A rewritten constitution must defend the rights of all Egyptians to freedom of speech, including freedom of religion and for the state to not discriminate on the basis of religion (or no religion).  Alas, this mere guarantee of a secular state is unlikely.   What is likely is for Egyptians to get perhaps free and fair elections, and select a new set of politicians, seeking to enrich themselves and wield power over people.

Yet there is no alternative likely.  It is likely that no single political group will win an election, so a coalition will emerge that will seek compromise, that may erode the freedoms that now exist.  Yet the priority must be to clear out corruption, raise the performance of the judiciary and police to levels of accountability, balance and objectivity.   This wont happen quickly.

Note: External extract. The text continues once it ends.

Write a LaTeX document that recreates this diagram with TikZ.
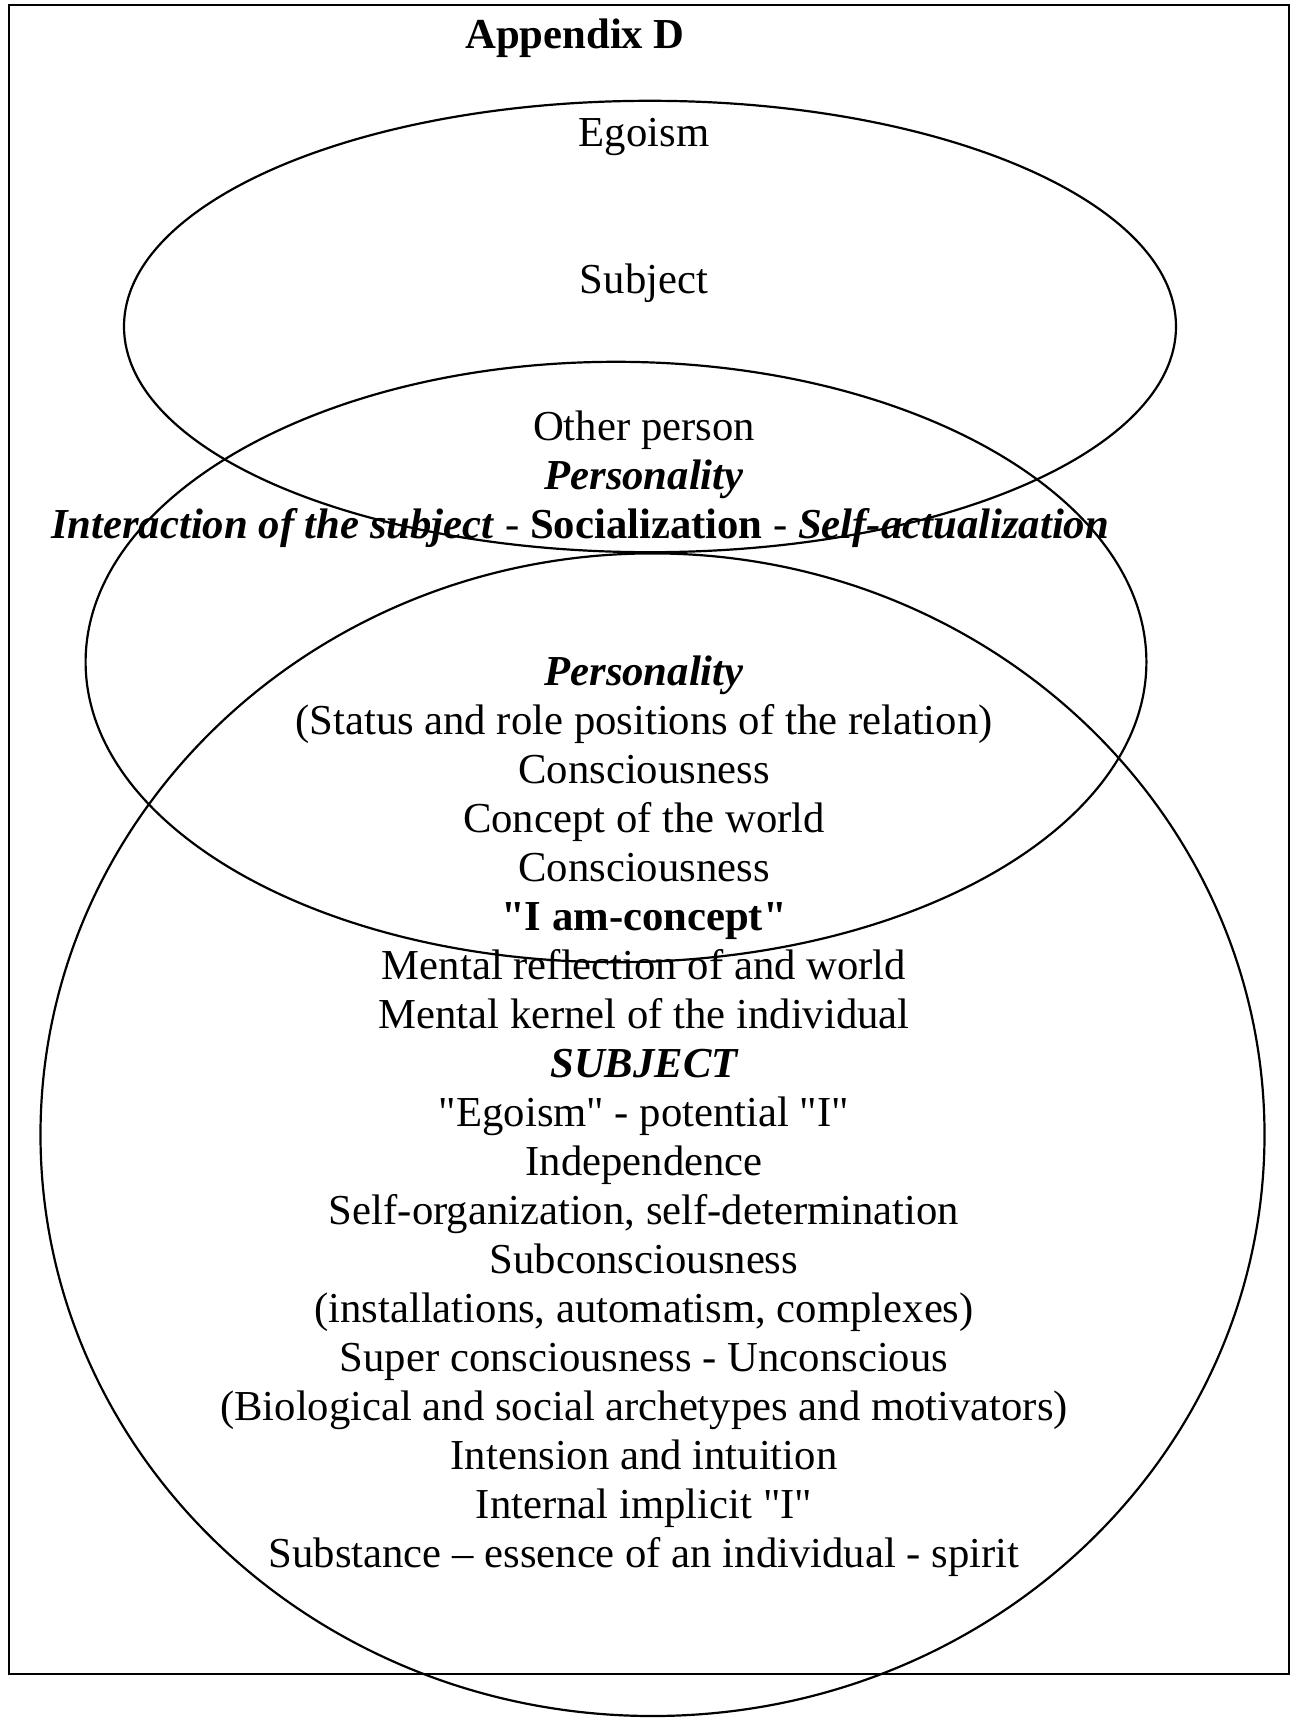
\documentclass[tikz,border=0pt]{standalone}
\usepackage{fontspec}
\setmainfont{Liberation Serif}[Ligatures=TeXOff]
\usepackage{tikz}

\begin{document}
\begin{tikzpicture}[x=0.5pt,y=-0.5pt,line width=1.1pt,
  txt/.style={anchor=base,inner sep=0pt,font=\fontsize{21.35}{24.5}\selectfont},
  bi/.style={txt,font=\fontsize{21.35}{24.5}\selectfont\bfseries\itshape}]
  \useasboundingbox (0,0) rectangle (1292,1718);

  % frame and the three ellipses
  \draw (9,5) rectangle (1289,1674);
  \draw (650,326.5) ellipse [x radius=526, y radius=225.7];
  \draw (616,662) ellipse [x radius=530.4, y radius=300.2];
  \draw (652.5,1134.7) ellipse [x radius=612, y radius=581.3];

  \node [txt,font=\fontsize{21.35}{24.5}\selectfont\bfseries] (title) at (575,49) {Appendix D};

  % upper ellipse
  \node [txt] (0) at (644,146.5) {Egoism};
  \node [txt] (3) at (644,293.5) {Subject};
  \node [txt] (6) at (644,440.5) {Other person};
  \node [bi] (7) at (644,489.5) {Personality};
  \node [txt] (8) at (580,538.5) {\textbf{\textit{Interaction of the subject}} - \textbf{Socialization} - \textbf{\textit{Self-actualization}}};

  % middle ellipse
  \node [bi] (11) at (644,685.5) {Personality};
  \node [txt] (12) at (644,734.5) {(Status and role positions of the relation)};
  \node [txt] (13) at (644,783.5) {Consciousness};
  \node [txt] (14) at (644,832.5) {Concept of the world};
  \node [txt] (15) at (644,881.5) {Consciousness};
  \node [txt,font=\fontsize{21.35}{24.5}\selectfont\bfseries] (16) at (644,930.5) {"I am-concept"};

  % lower ellipse
  \node [txt] (17) at (644,979.5) {Mental reflection of and world};
  \node [txt] (18) at (644,1028.5) {Mental kernel of the individual};
  \node [bi] (19) at (644,1077.5) {SUBJECT};
  \node [txt] (20) at (644,1126.5) {"Egoism" - potential "I"};
  \node [txt] (21) at (644,1175.5) {Independence};
  \node [txt] (22) at (644,1224.5) {Self-organization, self-determination};
  \node [txt] (23) at (644,1273.5) {Subconsciousness};
  \node [txt] (24) at (644,1322.5) {(installations, automatism, complexes)};
  \node [txt] (25) at (644,1371.5) {Super consciousness - Unconscious};
  \node [txt] (26) at (644,1420.5) {(Biological and social archetypes and motivators)};
  \node [txt] (27) at (644,1469.5) {Intension and intuition};
  \node [txt] (28) at (644,1518.5) {Internal implicit "I"};
  \node [txt] (29) at (644,1567.5) {Substance – essence of an individual - spirit};

\end{tikzpicture}
\end{document}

As much as Israel is not popular in Egypt, the appetite for war will also be low.  The army is dependent on US aid, and knows that will end if there are any attempts to take on Israel.  Of course Israel does possess the ultimate deterrent.

So I suspect Egypt will muddle along, get an election and have a government of compromises, coalitions with a strong Islamic tinge to it.   Egypt is not Turkey, but it may be more like Indonesia.

As for the rest of the Arab world, there have been protests in Algeria, which already suffered a civil war with Islamists in the 1990s.  Yemen faces the same, with Al Qaeda waiting in the wings.

Political freedom is always to be welcomed, as is free speech.  However, some want to use that freedom to gain power then shut it down.  That must be the great fear.  For now strength must be given to liberal minded Egyptians who do believe in secularism and do believe in maintaining that freedom, and peace.